Fabrication of a CuBi2O4/g-C3N4 p–n heterojunction with enhanced visible light photocatalytic efficiency toward tetracycline degradation

Abstract

As the misuse and overuse of tetracycline (TC) contribute to water pollution, it is imperative to explore an efficient and cost-effective approach for the removal of TC in aqueous solution. Photocatalysis is a green and sustainable chemical technique because of its utilization of solar energy. From the view of practical application, it is significant to design a highly efficient, stable, eco-friendly and economical photocatalyst.
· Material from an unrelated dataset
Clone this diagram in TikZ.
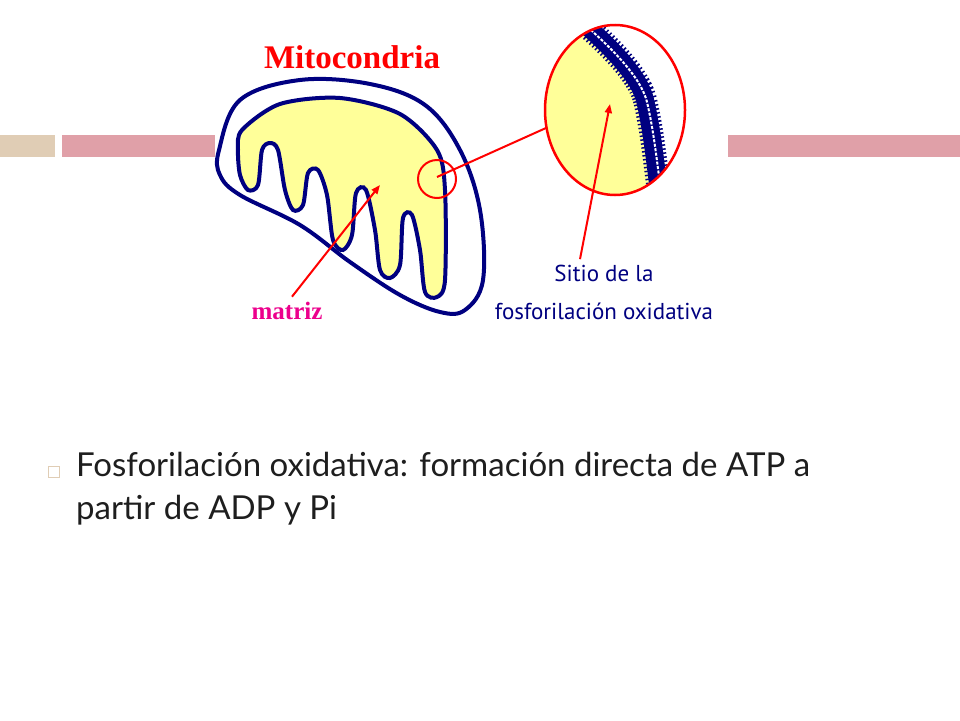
\documentclass[tikz,border=0pt]{standalone}
\usepackage{fontspec}
\setmainfont{Lato}
\newfontfamily\labelfont{PT Sans}
\newfontfamily\titlefont{Liberation Serif}
\usetikzlibrary{arrows.meta}
\definecolor{navy}{RGB}{0,0,128}
\definecolor{matrixyellow}{RGB}{255,255,153}
\definecolor{barpink}{RGB}{224,160,168}
\definecolor{barbeige}{RGB}{224,205,181}
\definecolor{bodytext}{RGB}{30,30,30}
\begin{document}
\begin{tikzpicture}[x=1pt,y=-1pt,
    membrane/.style={draw=navy,line width=4},
    pointer/.style={red,line width=2,-{Triangle[length=9,width=7]}},
    bar/.style={fill=#1,draw=none}]
  \useasboundingbox (0,0) rectangle (960,720);
  % header bars
  \fill[bar=barbeige] (0,135) rectangle (55,157);
  \fill[bar=barpink] (62,135) rectangle (215,157);
  \fill[bar=barpink] (728,135) rectangle (960,157);
  % outer membrane
  \draw[membrane,fill=white] plot[smooth cycle,tension=0.6] coordinates {
    (219,150) (240,100) (300,80) (370,84) (425,105) (460,150) (480,210)
    (483,280) (465,310) (440,312) (400,295) (350,262) (300,225) (240,195) (220,175)};
  % inner membrane with cristae
  \draw[membrane,fill=matrixyellow] plot[smooth cycle,tension=0.5] coordinates {
    (242,130) (280,104) (340,98) (400,114) (437,150) (445,190) (445,280)
    (437,297) (425,292) (420,250) (412,215) (403,218) (400,265) (390,278) (380,270)
    (375,230) (366,190) (356,193) (352,235) (343,250) (333,240) (327,195) (318,170)
    (308,173) (303,205) (293,210) (285,190) (278,150) (270,143) (262,150) (258,185)
    (248,190) (240,175) (238,150)};
  % zoom detail
  \draw[red,line width=2] (437,179) circle[radius=19];
  \coordinate (zoomA) at (437,177);
  \coordinate (zoomB) at (546,128);
  \draw[red,line width=2] (zoomA) -- (zoomB);
  \begin{scope}
    \clip (615,110) ellipse[x radius=70,y radius=85];
    \fill[matrixyellow] (540,20) rectangle (700,200);
    \fill[white] (575,20) .. controls (620,60) and (640,80) .. (650,100)
      .. controls (660,130) and (665,160) .. (670,200) -- (700,200) -- (700,20) -- cycle;
    \draw[navy,line width=18] (582,22) .. controls (620,55) and (640,80) .. (645,100)
      .. controls (652,130) and (655,160) .. (660,200);
    \draw[navy,line width=24,dash pattern=on 1.5 off 2.5] (582,22) .. controls (620,55) and (640,80) .. (645,100)
      .. controls (652,130) and (655,160) .. (660,200);
    \draw[white,line width=2,dash pattern=on 3 off 1.5] (584,24) .. controls (622,57) and (642,82) .. (647,102)
      .. controls (654,132) and (657,162) .. (662,200);
  \end{scope}
  \draw[red,line width=2.5] (615,110) ellipse[x radius=70,y radius=85];
  % labels
  \node[text=red,font=\titlefont\bfseries\fontsize{33}{36}\selectfont] (title) at (352,57) {Mitocondria};
  \node[text=magenta,font=\titlefont\bfseries\fontsize{25}{28}\selectfont] (matrizlbl) at (287,311) {matriz};
  \node[text=navy,font=\labelfont\fontsize{23}{38}\selectfont,align=center] (sitelbl) at (604,292) {Sitio de la\\fosforilación oxidativa};
  \coordinate (matrizTip) at (380,185);
  \coordinate (siteTip) at (610,104);
  \draw[pointer] (matrizlbl.north) ++(5,-2) -- (matrizTip);
  \draw[pointer] (sitelbl.north) ++(-24,-2) -- (siteTip);
  % bullet text
  \draw[barbeige,line width=1] (48,466) rectangle (59,477);
  \node[anchor=north west,text=bodytext,font=\fontsize{33}{43}\selectfont,align=left,inner sep=0] (bullet) at (76,452)
    {Fosforilación oxidativa: formación directa de ATP a\\partir de ADP y Pi};
\end{tikzpicture}
\end{document}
In this work, CuBi₂O₄/g-C₃N₄ p–n heterojunctions with different CuBi₂O₄ content (10–90 wt%) were prepared via a facile calcining method. The CuBi₂O₄/g-C₃N₄ heterojunctions exhibit superior photocatalytic activity in the degradation of TC, compared with pristine CuBi₂O₄ and g-C₃N₄. The optimum photoactivity of 70 wt% CuBi₂O₄/g-C₃N₄ is up to 4 and 6 times higher than that of CuBi₂O₄ and g-C₃N₄, respectively. The enhanced photocatalytic activity can be attributed to p–n junction photocatalytic systems, which effectively promote charge carrier separation and transfer. It is anticipated that the design of CuBi₂O₄/g-C₃N₄ could offer the insight needed to construct inexpensive and highly efficient g-C₃N₄-based heterojunction photocatalysts, to relieve urgent environmental deterioration.